Having recently completed his ice hockey film Home Game, director Pepe Danquart was ready to tackle a second sport: In 2003 he immersed himself in this media mega event with three camera teams of his own to capture a very unique view of the race. Despite an abundance of spectacular and breathtaking racing scenes, Danquart’s story is by no means a classic competition epos; rather it is an encounter with the people involved, with their suffering, their fear and their pain. The members of the German Team Telekom (today T-Mobile Team) welcomed Danquart into their midst and allowed him to film their exertion on the road as well the exhaustion that followed. They invited him back to their cramped hotel rooms and even into their bathrooms to watch them shaving their legs.
Danquart’s take on the Tour de France turns this immense commercial and highly professional undertaking into a very personal affair. The film shows each stage of the journey - along with its various requirements and challenges - from a different perspective. On one occasion a police officer guarding the safety barrier becomes the central focus, sometimes it is the onlookers who set the scene, or the team’s factotum, their masseur, their confidant.
At the heart of the film lies the friendship between cyclists Zabel and Aldag; they’ve been sharing rooms for years and at most might disagree upon who’s in charge of the remote control. They give modest, level-headed and warm-hearted commentaries of the race and speak openly of their own fears of failure and their genuine pride in being able to participate. These evening chats seem to reveal more about the Tour than the bustle of the daytime spectacle.
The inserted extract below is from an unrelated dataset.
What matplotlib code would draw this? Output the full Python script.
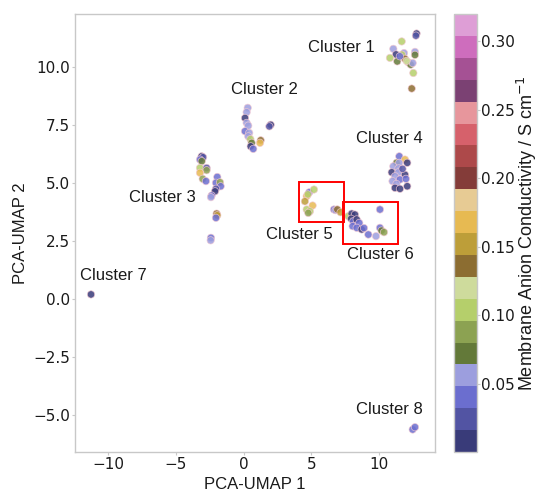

The centenary Tour de France unfolds with almost Hitchcockian tension. Before long, Andreas Klöden suffers a back injury; for days he fights the pain but in the end succumbs to a fractured coccyx and drops out of the race. That very same day team-mate Alexander Winokurow pulls in a victory and rides up front. Then in stage six, Zabel takes a fall and Danqaurt captures his anguish on film. A preconceived screenplay couldn’t have had a more captivating storyline!
Hell on Wheels offers a multifaceted view of the huge, historic undertaking that is the Tour de France. Accomplished archivist Serge Laget adds an historic component to the film as he relays incredible myths and legends and some very bizarre anecdotes from one hundred years of racing tradition. According to Laget the Tour de France – which is broadcast to over 180 countries - is more significant than the Olympic Games. After all, it is carried out every year in the world’s largest and most beautiful arena: France. France herself plays a significant role in the film and her beauty and diversity, her joie de vivre and even her unique aroma become tangible. Danquart’s digitally refined film presents an unpredictable three-week hunt for images, impressions and magical moments – it is a quest to find the reality behind the public spectacle, a reality that is no less thrilling than the race itself.